Yes you can install your own DRO. I did it on both my lathe and mill and I can say it is an exercise in practical engineering. On my mill, I have the 3 axis DRO with the Z-axis on the column. Each DRO comes with many different shaped and sizes of aluminum mounting brackets so you can make it fit your particular machine.
The pracrical engineering came in when you have to solve the problem of mounting vertically and straight, a breakable glass pick-up on a sloped and slanted column. Forces you to develops your problem solving skills.
hareng
08-30-2010, 02:59 PM
They are called the 836 over here, nice machines if you have the room http://www.chesteruk.net/store/836_turret_mill.htm Too close in price to these great machines - inlet a stock, drill, counterbore, chop out from 8" deep tapering up from pistol grip etc 17 mins.
Bare minimum with light cuts etc Even made aluminium rifle stocks from 4x2" aluminium http://www.grizzly.com/products/Mill-Drill-Milling-Machine-25/G1005Z
Even better if cant afford the 836 is this good all rounder http://www.grizzly.com/products/9-x-32-Gear-Head-Mill-Drill-with-Stand/G0484 Got one but with Bridgeport type power feed and DRO, they are ok. X axis travel 23 3/4" without power feed!
Same without powered head http://www.grizzly.com/products/Mill-Drill-Tapping-Machine/G0519
Both good for inletting rifle stocks but lack a decent spindle speed.
As others have pointed out, of the 3 you list, that last is the best.
The 2nd and 3rd listed are both Sieg X3s, which is a good machine. The G0619 adds Z-axis DRO and speed readout. This mill will do fine for the AR uppers and lowers and anything on a handgun. It's a stout machine, possibly the best of the benchtop mill-drills. Lots of support information out there on this model.
Next step up is one of the Asian 6x26 benchtop knee mills. Add $1000 to your price, but they are neat little mills.
For old iron, keep an eye out for a Burke Millrite, preferably the later Powermatic MVN. Those are metallic green with a white racing stripe.

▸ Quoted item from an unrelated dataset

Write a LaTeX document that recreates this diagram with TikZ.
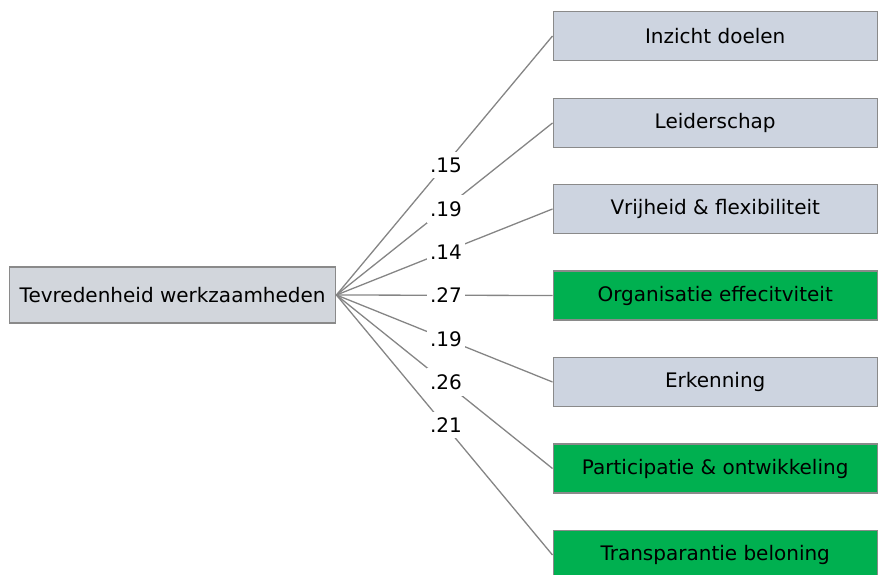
\documentclass[tikz,border=0pt]{standalone}
\usepackage{fontspec}
\setmainfont{DejaVu Sans}
\begin{document}
\begin{tikzpicture}[x=1pt,y=-1pt,
  box/.style={draw=boxline, line width=1.4pt, minimum width=324pt, minimum height=49pt,
    inner sep=0pt, font=\fontsize{20}{22}\selectfont, text=black},
  grey/.style={box, fill=greyfill},
  green/.style={box, fill=greenfill},
  link/.style={draw=linkgrey, line width=1.3pt},
  weight/.style={fill=white, font=\fontsize{20}{22}\selectfont, inner xsep=3pt, inner ysep=6pt}]
\definecolor{boxline}{HTML}{8A8A8A}
\definecolor{greyfill}{HTML}{CDD4E0}
\definecolor{srcfill}{HTML}{D2D6DC}
\definecolor{greenfill}{HTML}{00B050}
\definecolor{linkgrey}{HTML}{858585}
\clip (0,0) rectangle (878,575);
\useasboundingbox (0,0) rectangle (878,575);

% source construct
\node[box, fill=srcfill, minimum width=326pt, minimum height=56pt, anchor=west] (src) at (9,295) {Tevredenheid werkzaamheden};

% outcome constructs
\node[grey,  anchor=west] (d1) at (552.5,36)  {Inzicht doelen};
\node[grey,  anchor=west] (d2) at (552.5,123) {Leiderschap};
\node[grey,  anchor=west] (d3) at (552.5,209) {Vrijheid \& flexibiliteit};
\node[green, anchor=west] (d4) at (552.5,295.5) {Organisatie effecitviteit};
\node[grey,  anchor=west] (d5) at (552.5,382) {Erkenning};
\node[green, anchor=west] (d6) at (552.5,468.5) {Participatie \& ontwikkeling};
\node[green, anchor=west] (d7) at (552.5,555) {Transparantie beloning};

% paths
\foreach \i in {1,...,7}
  \draw[link] (src.east) -- (d\i.west);

% path weights, stacked in one column over the paths
\node[weight] (w1) at (446,165) {.15};
\node[weight] (w2) at (446,209) {.19};
\node[weight] (w3) at (446,252) {.14};
\node[weight] (w4) at (446,295) {.27};
\node[weight] (w5) at (446,339) {.19};
\node[weight] (w6) at (446,382) {.26};
\node[weight] (w7) at (446,425) {.21};
\end{tikzpicture}
\end{document}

R8 spindle, tables up to 8x36. They are essentially a 3/4-size Bridgeport and will fit in a bedroom if need be. A couple nice ones just sold on ebay, check the completed listings.
operator1
08-30-2010, 06:48 PM
Millrites are great for gunsmithing. Way more rigid and alot more mass than a benchtop mill. I have been very pleased with mine. Just added an Anilam DRO and couldn't be happier. Good luck
http://i22.photobucket.com/albums/b314/operator1/Powermatic-Millrite/8-6-10026.jpg
bob308
08-31-2010, 02:56 PM
i know some will say too small. but if you are tight for space or plan on moving. a causing 8520 is a nice mill. i started with one did a lot of work with it.
Millrites are great for gunsmithing. Way more rigid and alot more mass than a benchtop mill. I have been very pleased with mine. Just added an Anilam DRO and couldn't be happier. Good luck
That is about the prettiest MVN I've seen yet.
Gorgeous in blue!
Rusty Marlin
09-01-2010, 08:37 AM
I see Grizzly has a version of that little knee mill too.
Cute little thing.
http://www.grizzly.com/products/VS-Milling-Machine-with-Ram-Head/G0695
They didn't balance the over arm by putting the motor on the oppocite end like millrite, but that's probably not an issue.
Alphawolf45
09-01-2010, 02:11 PM
I have full sized kneemill bridgeport clone.. In order to cut the extractor slots into breech end of rifle barrels I extend the ram and swivel the head over to the side so I can work on the barrel while its hung down over the right front side of the milltable.. Cant do that with lot of the smaller mills.
Tom-C
09-04-2010, 01:51 PM
I bought the Grizzly G0619. I paid about $1,200 on sale and went to PA to get it. The DRO added about $900 to the cost and two days to install, but it was fun to do. I have an article on how I did it on the Yahoo Sieg Chat group. The power feed added about another $500, so the total I am in the mill for is about $2,900 without tooling.
That said, I am very happy with it. I have taken several NRA gunsmithing classes at Montgomery Community College in NC (highly recommended). I do mostly pistol work and have not yet found I need more or bigger. I did tighten up the gibs and reduced the backlash in X and Y. I only thing I miss from the bigger mills at school is a quill stop. If you are doing big holes in brass with the backlash present in the quill, the drill can grab. With the SX-3 all that happens is the motor controller shuts down and you have to turn off and reset, but still something I would rather not do.
gunsmith student
09-05-2010, 01:59 AM
Hi Tom-C, thanks for the feedback. I just joined the X3 yahoo, can you please point me to your article?, I'd like to see what you've done.
The SX3 comes with a Z axis, almost knee function. Are you using it in your work?
Can you say more about your Gunsmithing classes, what good stuff are they teaching?
Tom-C
09-05-2010, 11:10 AM
Gunsmith Student,
I have used the Z handwheel, but mostly the fine feed on the quill.
It is in the files section of the Chat Group. I use the Grizzly numbers in the title, so the title is something like; "installing the H6087 DRO on the G0619 mill". I am on travel and don't have the Yahoo login with me so I cannot point you direct.
I have taken the NRA summer program at Montgomery Community College the last three summers. First summer; machine shop for gunsmiths and 1911 accurizing. Second summer, 1911 accurizing and action jobs with Ron Powers. This past summer, 1911 accurizing (I am a slow learner) and air gun.
All great courses, great instructors and lots to learn.
gunsmith student
09-06-2010, 12:42 PM
Thanks Tom, I did find your article in the Yahoo area. Thanks for posting your work.
I did check and the NRA sponsors classes in OK, MI, NC and CA.